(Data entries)
* * *
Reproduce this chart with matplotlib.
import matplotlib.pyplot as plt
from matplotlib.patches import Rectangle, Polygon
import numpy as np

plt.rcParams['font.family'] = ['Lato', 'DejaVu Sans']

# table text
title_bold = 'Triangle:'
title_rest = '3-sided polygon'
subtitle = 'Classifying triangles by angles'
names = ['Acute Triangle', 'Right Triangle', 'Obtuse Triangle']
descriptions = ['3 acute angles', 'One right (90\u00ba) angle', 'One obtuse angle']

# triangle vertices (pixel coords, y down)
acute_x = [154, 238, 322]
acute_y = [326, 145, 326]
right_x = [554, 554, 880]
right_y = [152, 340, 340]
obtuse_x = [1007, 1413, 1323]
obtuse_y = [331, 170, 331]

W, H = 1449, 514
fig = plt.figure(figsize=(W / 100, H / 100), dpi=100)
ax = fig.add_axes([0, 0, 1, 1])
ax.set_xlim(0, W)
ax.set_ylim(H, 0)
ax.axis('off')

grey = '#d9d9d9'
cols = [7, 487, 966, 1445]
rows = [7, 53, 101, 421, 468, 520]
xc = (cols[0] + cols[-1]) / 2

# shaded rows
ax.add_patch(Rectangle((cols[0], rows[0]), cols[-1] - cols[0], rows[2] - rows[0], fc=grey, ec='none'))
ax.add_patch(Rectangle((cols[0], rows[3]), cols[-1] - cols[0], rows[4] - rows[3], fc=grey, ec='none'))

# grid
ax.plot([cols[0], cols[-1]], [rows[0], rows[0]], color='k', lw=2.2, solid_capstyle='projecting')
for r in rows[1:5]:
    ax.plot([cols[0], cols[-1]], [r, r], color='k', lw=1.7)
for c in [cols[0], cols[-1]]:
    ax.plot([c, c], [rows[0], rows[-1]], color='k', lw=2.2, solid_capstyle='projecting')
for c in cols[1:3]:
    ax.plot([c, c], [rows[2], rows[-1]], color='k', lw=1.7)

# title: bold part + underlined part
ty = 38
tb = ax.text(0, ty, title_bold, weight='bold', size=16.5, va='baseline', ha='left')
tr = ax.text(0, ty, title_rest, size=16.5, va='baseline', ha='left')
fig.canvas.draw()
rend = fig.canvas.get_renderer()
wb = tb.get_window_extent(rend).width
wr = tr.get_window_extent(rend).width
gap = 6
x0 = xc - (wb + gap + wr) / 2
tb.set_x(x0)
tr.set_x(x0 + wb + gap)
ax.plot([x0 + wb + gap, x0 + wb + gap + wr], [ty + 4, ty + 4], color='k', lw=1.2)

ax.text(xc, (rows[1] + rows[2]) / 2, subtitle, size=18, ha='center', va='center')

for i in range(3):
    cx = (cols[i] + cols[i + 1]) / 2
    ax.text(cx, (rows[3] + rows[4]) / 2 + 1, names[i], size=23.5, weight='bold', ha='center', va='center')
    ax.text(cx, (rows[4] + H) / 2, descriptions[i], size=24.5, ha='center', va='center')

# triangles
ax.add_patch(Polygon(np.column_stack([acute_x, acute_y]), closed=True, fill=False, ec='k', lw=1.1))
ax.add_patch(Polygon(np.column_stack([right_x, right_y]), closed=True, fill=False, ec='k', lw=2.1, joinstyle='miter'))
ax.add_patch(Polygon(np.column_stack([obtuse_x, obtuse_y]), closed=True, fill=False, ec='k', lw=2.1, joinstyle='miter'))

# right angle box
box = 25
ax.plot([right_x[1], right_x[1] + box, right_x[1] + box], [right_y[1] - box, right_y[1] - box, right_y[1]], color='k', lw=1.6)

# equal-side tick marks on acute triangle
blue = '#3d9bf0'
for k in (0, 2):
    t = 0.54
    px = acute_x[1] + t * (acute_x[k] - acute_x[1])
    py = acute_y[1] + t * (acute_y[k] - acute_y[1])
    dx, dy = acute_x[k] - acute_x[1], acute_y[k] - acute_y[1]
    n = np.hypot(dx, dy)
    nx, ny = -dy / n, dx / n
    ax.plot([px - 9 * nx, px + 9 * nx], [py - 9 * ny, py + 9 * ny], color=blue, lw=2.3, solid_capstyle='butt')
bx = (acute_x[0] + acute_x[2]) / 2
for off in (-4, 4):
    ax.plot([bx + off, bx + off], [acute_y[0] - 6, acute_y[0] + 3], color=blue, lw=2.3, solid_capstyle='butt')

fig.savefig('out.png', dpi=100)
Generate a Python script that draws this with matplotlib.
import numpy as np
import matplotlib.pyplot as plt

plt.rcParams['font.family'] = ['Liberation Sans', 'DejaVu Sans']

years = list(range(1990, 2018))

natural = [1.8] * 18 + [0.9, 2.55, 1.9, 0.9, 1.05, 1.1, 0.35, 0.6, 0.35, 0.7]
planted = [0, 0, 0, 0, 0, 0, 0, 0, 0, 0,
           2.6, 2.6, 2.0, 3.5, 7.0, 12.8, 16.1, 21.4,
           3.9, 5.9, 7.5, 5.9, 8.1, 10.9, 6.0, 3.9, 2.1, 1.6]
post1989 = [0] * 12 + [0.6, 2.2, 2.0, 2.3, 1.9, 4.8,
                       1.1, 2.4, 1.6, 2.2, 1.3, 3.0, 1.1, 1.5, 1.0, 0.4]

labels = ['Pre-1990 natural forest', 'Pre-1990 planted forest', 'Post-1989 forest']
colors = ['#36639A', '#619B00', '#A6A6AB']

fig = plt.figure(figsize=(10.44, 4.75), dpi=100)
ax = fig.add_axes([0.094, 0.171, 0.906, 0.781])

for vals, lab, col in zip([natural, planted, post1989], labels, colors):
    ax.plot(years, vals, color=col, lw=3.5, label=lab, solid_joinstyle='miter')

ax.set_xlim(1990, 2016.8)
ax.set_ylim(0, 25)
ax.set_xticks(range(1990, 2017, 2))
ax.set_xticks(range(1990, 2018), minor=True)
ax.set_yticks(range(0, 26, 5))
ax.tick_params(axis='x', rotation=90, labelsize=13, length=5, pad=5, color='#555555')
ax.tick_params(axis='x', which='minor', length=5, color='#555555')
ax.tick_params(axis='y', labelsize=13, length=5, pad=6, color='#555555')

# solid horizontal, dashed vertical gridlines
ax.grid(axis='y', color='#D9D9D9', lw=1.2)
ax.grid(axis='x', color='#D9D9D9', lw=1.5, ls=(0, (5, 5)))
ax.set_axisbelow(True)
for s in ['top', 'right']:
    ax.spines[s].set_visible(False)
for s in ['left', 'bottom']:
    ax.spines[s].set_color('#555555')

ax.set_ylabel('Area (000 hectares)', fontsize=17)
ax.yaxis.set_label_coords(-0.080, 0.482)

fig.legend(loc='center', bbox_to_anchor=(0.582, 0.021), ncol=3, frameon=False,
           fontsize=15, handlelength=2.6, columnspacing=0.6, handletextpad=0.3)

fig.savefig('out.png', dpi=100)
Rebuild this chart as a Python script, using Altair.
* * *
:: EXERCISE GOAL ::
Reproduce the entries exactly, starting at their first line and stopping after the line with "descriptions = ['3".

:: WRITTEN SOLUTION ::
Reproduce this chart with matplotlib.
import matplotlib.pyplot as plt
from matplotlib.patches import Rectangle, Polygon
import numpy as np

plt.rcParams['font.family'] = ['Lato', 'DejaVu Sans']

# table text
title_bold = 'Triangle:'
title_rest = '3-sided polygon'
subtitle = 'Classifying triangles by angles'
names = ['Acute Triangle', 'Right Triangle', 'Obtuse Triangle']
descriptions = ['3 acute angles', 'One right (90\u00ba) angle', 'One obtuse angle']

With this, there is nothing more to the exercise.